Studio album by The Jezabels
- Released: 16 September 2011
- Recorded: Attic Studios, Sydney
- Genre: Indie rock, alternative rock
- Length: 55:08
- Label: PIAS, Mom + Pop, Dine Alone
- Producer: Lachlan Mitchell

The Jezabels chronology
| Dark Storm EP (2010) | Prisoner (2011) | The Brink (2014) |

Singles from Prisoner
- "Endless Summer" Released: 16 September 2011; "Trycolour" Released: 12 December 2011; "Rosebud" Released: 6 February 2012; "City Girl" Released: 4 April 2012;

= Prisoner (The Jezabels album) =

2011 studio album by the Jezabels

Prisoner is the debut studio album by Australian indie rock band The Jezabels. It was self-released on 16 September 2011 and internationally through PIAS Recordings, Mom + Pop Music and Dine Alone Records. It was recorded at Sydney's Attic Studios with producer Lachlan Mitchell and mixed by Peter Katis. Prisoner was news.com.au Entertainment's album of the week during the week of its release. The album won the 2011 Australian Music Prize and was described as "a cocktail of power and elegance, rising like a force to be reckoned with. Dramatic, creative songwriting is delivered with ferocity by commanding front woman Hayley Mary. The Jezabels have firmly cemented their place in the Australian music industry and abroad."

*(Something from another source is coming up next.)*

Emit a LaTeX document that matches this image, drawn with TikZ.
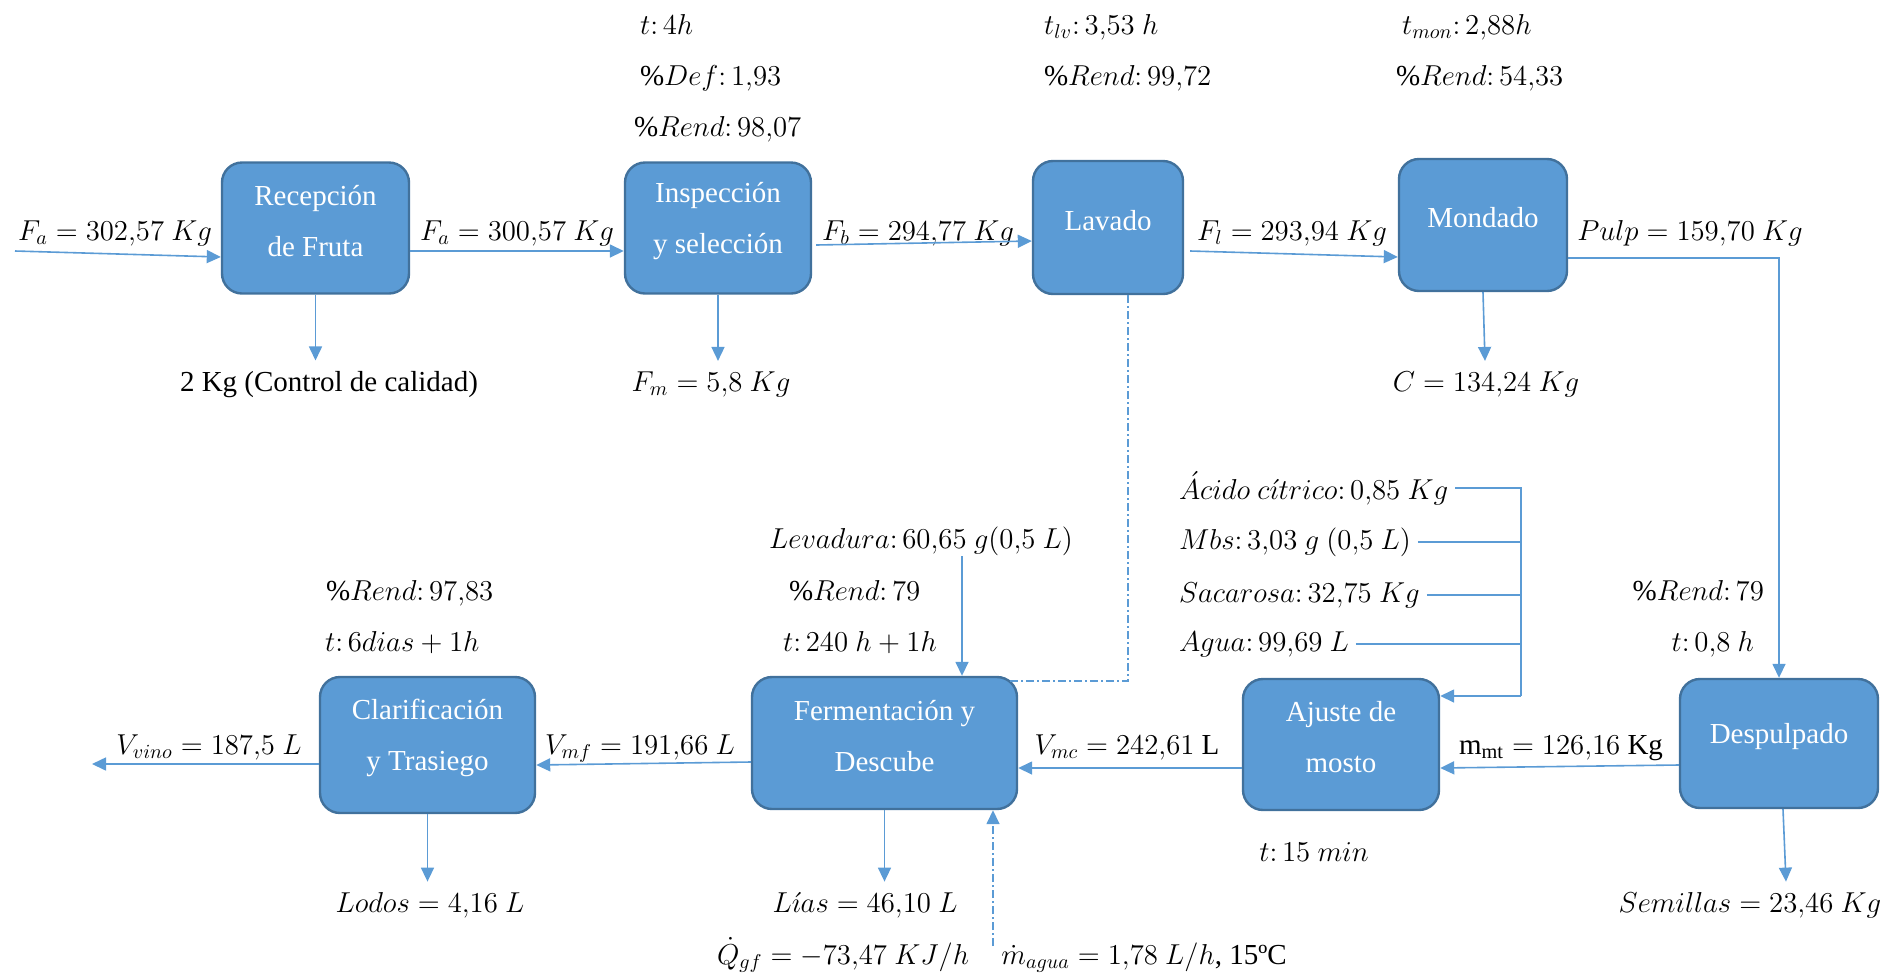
\documentclass[tikz,border=0pt]{standalone}
\usepackage{fontspec}
\setmainfont{Liberation Serif}
\usetikzlibrary{arrows.meta}
\definecolor{boxfill}{HTML}{5B9BD5}
\definecolor{boxline}{HTML}{41719C}
\definecolor{arrcol}{HTML}{5B9BD5}
\begin{document}
\begin{tikzpicture}[x=0.5pt,y=-0.5pt,
 every node/.style={font=\fontsize{14.5}{25.5}\selectfont},
 box/.style={draw=boxline, line width=1.2pt, fill=boxfill, rounded corners=10pt, inner sep=0pt},
 boxtxt/.style={text=white, align=center, yshift=3.5pt},
 lbl/.style={anchor=base, inner ysep=2pt, inner xsep=2pt},
 lblw/.style={anchor=base west, inner ysep=2pt},
 lble/.style={anchor=base east, inner ysep=2pt},
 flow/.style={draw=arrcol, line width=0.8pt},
 arr/.style={flow, -{Triangle[length=7pt,width=6.5pt]}},
 dd/.style={dash pattern=on 4pt off 1.5pt on 1pt off 1.5pt},
]
\useasboundingbox (0,0) rectangle (1902,976);

% process boxes
\node[box, minimum width=93.5pt, minimum height=65.5pt] (rec) at (315.5,228) {};
\node[boxtxt] (recT) at (rec.center) {Recepción\\de Fruta};
\node[box, minimum width=93pt, minimum height=65.5pt] (insp) at (718,228) {};
\node[boxtxt] (inspT) at (insp.center) {Inspección\\y selección};
\node[box, minimum width=75pt, minimum height=66.5pt] (lav) at (1108,227.5) {};
\node[boxtxt] (lavT) at (lav.center) {Lavado};
\node[box, minimum width=84pt, minimum height=66pt] (mon) at (1483,225) {};
\node[boxtxt] (monT) at (mon.center) {Mondado};
\node[box, minimum width=99pt, minimum height=64.5pt] (desp) at (1779,743.5) {};
\node[boxtxt] (despT) at (desp.center) {Despulpado};
\node[box, minimum width=98pt, minimum height=65.5pt] (aju) at (1341,744.5) {};
\node[boxtxt] (ajuT) at (aju.center) {Ajuste de\\mosto};
\node[box, minimum width=132.5pt, minimum height=66pt] (fer) at (884.5,743) {};
\node[boxtxt] (ferT) at (fer.center) {Fermentación y\\Descube};
\node[box, minimum width=107.5pt, minimum height=68pt] (cla) at (427.5,745) {};
\node[boxtxt] (claT) at (cla.center) {Clarificación\\y Trasiego};

% flow labels, top row
\node[lbl] (fa1) at (115,240) {$F_a = 302{,}57\ Kg$};
\node[lbl] (fa2) at (517,240) {$F_a = 300{,}57\ Kg$};
\node[lbl] (fb) at (918,240) {$F_b = 294{,}77\ Kg$};
\node[lbl] (fl) at (1292,240) {$F_l = 293{,}94\ Kg$};
\node[lbl] (pulp) at (1690,240) {$Pulp = 159{,}70\ Kg$};
\node[lbl] (recL) at (329,391) {2 Kg (Control de calidad)};
\node[lbl] (fmL) at (711,391) {$F_m = 5{,}8\ Kg$};
\node[lbl] (cL) at (1486,391) {$C = 134{,}24\ Kg$};

% parameters, top row
\node[lblw] (p1) at (633,34) {$t\colon 4h$};
\node[lblw] (p2) at (633,85) {$\%Def\colon 1{,}93$};
\node[lblw] (p3) at (627,136) {$\%Rend\colon 98{,}07$};
\node[lblw] (p4) at (1037,34) {$t_{lv}\colon 3{,}53\ h$};
\node[lblw] (p5) at (1037,85) {$\%Rend\colon 99{,}72$};
\node[lblw] (p6) at (1395,34) {$t_{mon}\colon 2{,}88h$};
\node[lblw] (p7) at (1389,85) {$\%Rend\colon 54{,}33$};

% middle parameters
\node[lblw] (levL) at (762,548) {$Levadura\colon 60{,}65\ g(0{,}5\ L)$};
\node[lblw] (p8) at (782,600) {$\%Rend\colon 79$};
\node[lblw] (p9) at (776,651) {$t\colon 240\ h + 1h$};
\node[lblw] (p10) at (319,600) {$\%Rend\colon 97{,}83$};
\node[lblw] (p11) at (318,651) {$t\colon 6dias + 1h$};
\node[lblw] (acL) at (1172,499) {$\acute{A}cido\ c\acute{\imath}trico\colon 0{,}85\ Kg$};
\node[lblw] (mbsL) at (1172,549) {$Mbs\colon 3{,}03\ g\ (0{,}5\ L)$};
\node[lblw] (sacL) at (1172,602) {$Sacarosa\colon 32{,}75\ Kg$};
\node[lblw] (agL) at (1172,651) {$Agua\colon 99{,}69\ L$};
\node[lble] (p12) at (1771,600) {$\%Rend\colon 79$};
\node[lble] (p13) at (1761,651) {$t\colon 0{,}8\ h$};

% bottom row labels
\node[lbl] (mmt) at (1561,754) {$\mathrm{m}_{\mathrm{mt}} = 126{,}16\ \mathrm{Kg}$};
\node[lbl] (vmc) at (1127,754) {$V_{mc} = 242{,}61\ \mathrm{L}$};
\node[lbl] (p14) at (1314,861) {$t\colon 15\ min$};
\node[lbl] (vmf) at (640,754) {$V_{mf} = 191{,}66\ L$};
\node[lbl] (vvino) at (209,754) {$V_{vino} = 187{,}5\ L$};
\node[lbl] (lodL) at (430,912) {$Lodos = 4{,}16\ L$};
\node[lbl] (liaL) at (865,912) {$L\acute{\imath}as = 46{,}10\ L$};
\node[lbl] (semL) at (1750,912) {$Semillas = 23{,}46\ Kg$};
\node[lbl] (qL) at (843,964) {$\dot{Q}_{gf} = -73{,}47\ KJ/h$};
\node[lbl] (wL) at (1144,964) {$\dot{m}_{agua} = 1{,}78\ L/h$, 15ºC};

% free ends
\coordinate (in1) at (15,251);
\coordinate (out1) at (92,764);
\coordinate (lev) at (962,556);
\coordinate (wat) at (993,946);
\coordinate (ddc) at (1128,681);
\coordinate (mix) at (1521,696);

% top row flows
\draw[arr] (in1) -- ([yshift=-14.5pt]rec.west);
\draw[arr] ([yshift=-11.5pt]rec.east) -- ([yshift=-11.5pt]insp.west);
\draw[arr] ([yshift=-8.5pt,xshift=2pt]insp.east) -- ([yshift=-6.75pt]lav.west);
\draw[arr] ([yshift=-11.75pt,xshift=3pt]lav.east) -- ([yshift=-16pt]mon.west);
\draw[arr] ([yshift=-16.5pt]mon.east) -| (desp.north);
\draw[arr] (rec.south) -- ([yshift=3pt]rec.south |- recL.north);
\draw[arr] (insp.south) -- ([yshift=3pt]insp.south |- fmL.north);
\draw[arr] (mon.south) -- ([xshift=1pt,yshift=3pt]mon.south |- cL.north);

% dash-dot from Lavado to Fermentacion
\draw[flow, dd] ([xshift=10pt]lav.south) -- (ddc) -- ([xshift=-4pt]ddc -| fer.east);

% additions to must adjustment
\draw[flow] (acL.east) -| (mix);
\draw[flow] (mbsL.east) -- (mbsL.east -| mix);
\draw[flow] (sacL.east) -- (sacL.east -| mix);
\draw[flow] (agL.east) -- (agL.east -| mix);
\draw[arr] (mix) -- (mix -| aju.east);

% bottom row flows
\draw[arr] ([yshift=-10.75pt]desp.west) -- ([yshift=-11.75pt]aju.east);
\draw[arr] ([yshift=-11.75pt]aju.west) -- ([yshift=-12.5pt]fer.east);
\draw[arr] ([yshift=-9.5pt]fer.west) -- ([yshift=-10pt]cla.east);
\draw[arr] ([yshift=-9.5pt]cla.west) -- (out1);
\draw[arr] (lev) -- (lev |- fer.north);
\draw[arr] (cla.south) -- ([yshift=3pt]cla.south |- lodL.north);
\draw[arr] (fer.south) -- ([yshift=3pt]fer.south |- liaL.north);
\draw[arr] ([xshift=2pt]desp.south) -- ([xshift=3.5pt,yshift=3pt]desp.south |- semL.north);
\draw[arr, dd] (wat) -- (wat |- fer.south);
\end{tikzpicture}
\end{document}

At the J Awards of 2011, the album was nominated for Australian Album of the Year.

The album won Album of the Year at the 2012 Rolling Stone Australia Awards.

==Track listing==
All tracks written by Hayley Mary, Heather Shannon, Sam Lockwood, and Nik Kaloper

| No. | Title | Length |
|---|---|---|
| 1. | "Prisoner" | 4:13 |
| 2. | "Endless Summer" | 4:12 |
| 3. | "Long Highway" | 6:02 |
| 4. | "Trycolour" | 5:14 |
| 5. | "Rosebud" | 4:16 |
| 6. | "City Girl" | 5:24 |
| 7. | "Nobody Nowhere" | 2:45 |
| 8. | "Horsehead" | 4:30 |
| 9. | "Austerlitz" | 3:04 |
| 10. | "Deep Wide Ocean" | 4:45 |
| 11. | "Peace of Mind" | 4:01 |
| 12. | "Reprise" | 0:57 |
| 13. | "Catch Me" | 5:45 |

iTunes Bonus Tracks
| No. | Title | Length |
|---|---|---|
| 14. | "Hurt Me" | 5:48 |
| 15. | "Easy to Love" | 4:51 |

==Charts==
===Weekly charts===

| Chart (2011) | Peak position |
|---|---|
| Australian Albums (ARIA) | 2 |
| German Albums (Offizielle Top 100) | 67 |
| Swiss Albums (Schweizer Hitparade) | 87 |
| UK Independent Albums (OCC) | 42 |

===Year-end charts===

| Chart (2011) | Position |
|---|---|
| Australian Albums (ARIA) | 72 |

==Certifications==

| Region | Certification | Certified units/sales |
| Australia (ARIA) | Gold | 35,000^{^} |
^{^} Shipments figures based on certification alone.